## Start DATA BLOCK

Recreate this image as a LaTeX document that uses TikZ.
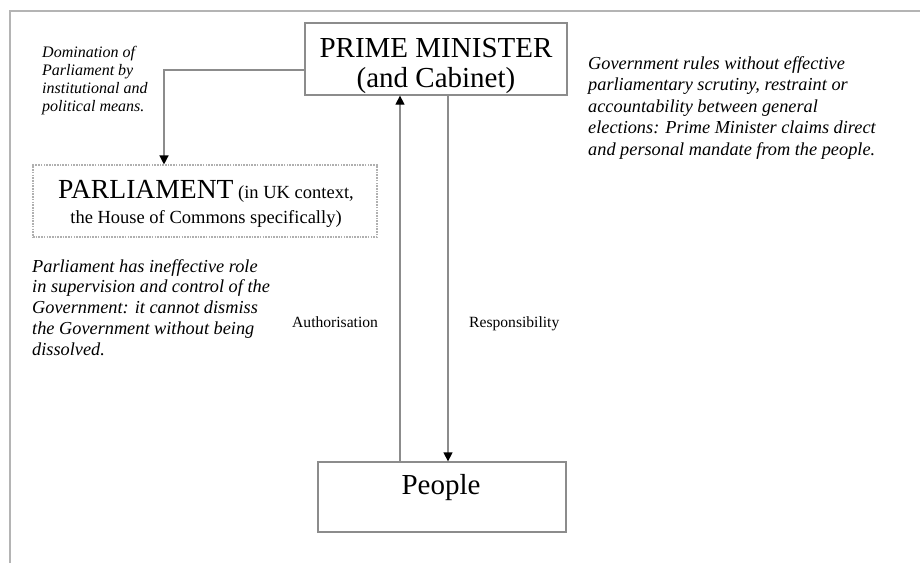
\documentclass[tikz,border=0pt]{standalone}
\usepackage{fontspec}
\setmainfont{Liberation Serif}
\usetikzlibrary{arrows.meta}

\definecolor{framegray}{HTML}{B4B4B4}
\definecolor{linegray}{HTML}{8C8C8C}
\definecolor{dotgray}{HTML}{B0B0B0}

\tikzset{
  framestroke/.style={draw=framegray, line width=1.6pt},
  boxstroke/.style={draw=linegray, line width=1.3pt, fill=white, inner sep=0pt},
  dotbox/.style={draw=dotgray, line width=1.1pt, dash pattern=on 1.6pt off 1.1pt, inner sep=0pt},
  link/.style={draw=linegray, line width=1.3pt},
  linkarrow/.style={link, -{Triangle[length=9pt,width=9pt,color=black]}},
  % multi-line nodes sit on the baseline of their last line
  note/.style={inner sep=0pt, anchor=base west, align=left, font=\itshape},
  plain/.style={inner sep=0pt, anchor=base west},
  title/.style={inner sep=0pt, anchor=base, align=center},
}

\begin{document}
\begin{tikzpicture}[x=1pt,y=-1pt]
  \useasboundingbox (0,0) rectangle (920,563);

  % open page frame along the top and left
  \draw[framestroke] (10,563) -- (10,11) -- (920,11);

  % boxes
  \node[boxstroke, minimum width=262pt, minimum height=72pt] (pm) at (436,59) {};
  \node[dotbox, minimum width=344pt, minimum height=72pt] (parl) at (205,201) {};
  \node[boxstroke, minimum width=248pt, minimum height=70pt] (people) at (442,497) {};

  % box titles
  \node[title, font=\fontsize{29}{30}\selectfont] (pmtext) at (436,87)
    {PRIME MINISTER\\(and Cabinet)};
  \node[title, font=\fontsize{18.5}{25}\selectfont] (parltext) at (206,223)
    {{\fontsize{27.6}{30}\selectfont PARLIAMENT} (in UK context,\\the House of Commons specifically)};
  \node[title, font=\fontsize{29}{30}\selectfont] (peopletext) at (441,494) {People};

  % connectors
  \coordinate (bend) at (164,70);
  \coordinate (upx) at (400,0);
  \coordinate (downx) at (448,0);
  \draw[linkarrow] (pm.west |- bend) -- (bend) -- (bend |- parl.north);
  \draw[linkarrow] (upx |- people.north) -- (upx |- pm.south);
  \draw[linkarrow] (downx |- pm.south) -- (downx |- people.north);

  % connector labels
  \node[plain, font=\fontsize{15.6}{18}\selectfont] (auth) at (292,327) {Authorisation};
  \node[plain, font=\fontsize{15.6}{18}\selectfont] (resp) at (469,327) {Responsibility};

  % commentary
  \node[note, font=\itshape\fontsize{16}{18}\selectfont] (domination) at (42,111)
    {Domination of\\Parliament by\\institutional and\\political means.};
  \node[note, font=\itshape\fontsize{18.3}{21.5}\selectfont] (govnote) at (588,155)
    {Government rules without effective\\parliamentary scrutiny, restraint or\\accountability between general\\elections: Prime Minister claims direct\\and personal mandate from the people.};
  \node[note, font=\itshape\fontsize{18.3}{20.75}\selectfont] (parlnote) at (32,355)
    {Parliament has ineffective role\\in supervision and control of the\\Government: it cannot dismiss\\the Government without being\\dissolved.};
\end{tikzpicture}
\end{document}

## End DATA BLOCK

▸ THE PROBLEM: Set the data above down again exactly as given, with no pictures.

▸ WRITTEN ANSWER:
Recreate this image as a LaTeX document that uses TikZ.
\documentclass[tikz,border=0pt]{standalone}
\usepackage{fontspec}
\setmainfont{Liberation Serif}
\usetikzlibrary{arrows.meta}

\definecolor{framegray}{HTML}{B4B4B4}
\definecolor{linegray}{HTML}{8C8C8C}
\definecolor{dotgray}{HTML}{B0B0B0}

\tikzset{
  framestroke/.style={draw=framegray, line width=1.6pt},
  boxstroke/.style={draw=linegray, line width=1.3pt, fill=white, inner sep=0pt},
  dotbox/.style={draw=dotgray, line width=1.1pt, dash pattern=on 1.6pt off 1.1pt, inner sep=0pt},
  link/.style={draw=linegray, line width=1.3pt},
  linkarrow/.style={link, -{Triangle[length=9pt,width=9pt,color=black]}},
  % multi-line nodes sit on the baseline of their last line
  note/.style={inner sep=0pt, anchor=base west, align=left, font=\itshape},
  plain/.style={inner sep=0pt, anchor=base west},
  title/.style={inner sep=0pt, anchor=base, align=center},
}

\begin{document}
\begin{tikzpicture}[x=1pt,y=-1pt]
  \useasboundingbox (0,0) rectangle (920,563);

  % open page frame along the top and left
  \draw[framestroke] (10,563) -- (10,11) -- (920,11);

  % boxes
  \node[boxstroke, minimum width=262pt, minimum height=72pt] (pm) at (436,59) {};
  \node[dotbox, minimum width=344pt, minimum height=72pt] (parl) at (205,201) {};
  \node[boxstroke, minimum width=248pt, minimum height=70pt] (people) at (442,497) {};

  % box titles
  \node[title, font=\fontsize{29}{30}\selectfont] (pmtext) at (436,87)
    {PRIME MINISTER\\(and Cabinet)};
  \node[title, font=\fontsize{18.5}{25}\selectfont] (parltext) at (206,223)
    {{\fontsize{27.6}{30}\selectfont PARLIAMENT} (in UK context,\\the House of Commons specifically)};
  \node[title, font=\fontsize{29}{30}\selectfont] (peopletext) at (441,494) {People};

  % connectors
  \coordinate (bend) at (164,70);
  \coordinate (upx) at (400,0);
  \coordinate (downx) at (448,0);
  \draw[linkarrow] (pm.west |- bend) -- (bend) -- (bend |- parl.north);
  \draw[linkarrow] (upx |- people.north) -- (upx |- pm.south);
  \draw[linkarrow] (downx |- pm.south) -- (downx |- people.north);

  % connector labels
  \node[plain, font=\fontsize{15.6}{18}\selectfont] (auth) at (292,327) {Authorisation};
  \node[plain, font=\fontsize{15.6}{18}\selectfont] (resp) at (469,327) {Responsibility};

  % commentary
  \node[note, font=\itshape\fontsize{16}{18}\selectfont] (domination) at (42,111)
    {Domination of\\Parliament by\\institutional and\\political means.};
  \node[note, font=\itshape\fontsize{18.3}{21.5}\selectfont] (govnote) at (588,155)
    {Government rules without effective\\parliamentary scrutiny, restraint or\\accountability between general\\elections: Prime Minister claims direct\\and personal mandate from the people.};
  \node[note, font=\itshape\fontsize{18.3}{20.75}\selectfont] (parlnote) at (32,355)
    {Parliament has ineffective role\\in supervision and control of the\\Government: it cannot dismiss\\the Government without being\\dissolved.};
\end{tikzpicture}
\end{document}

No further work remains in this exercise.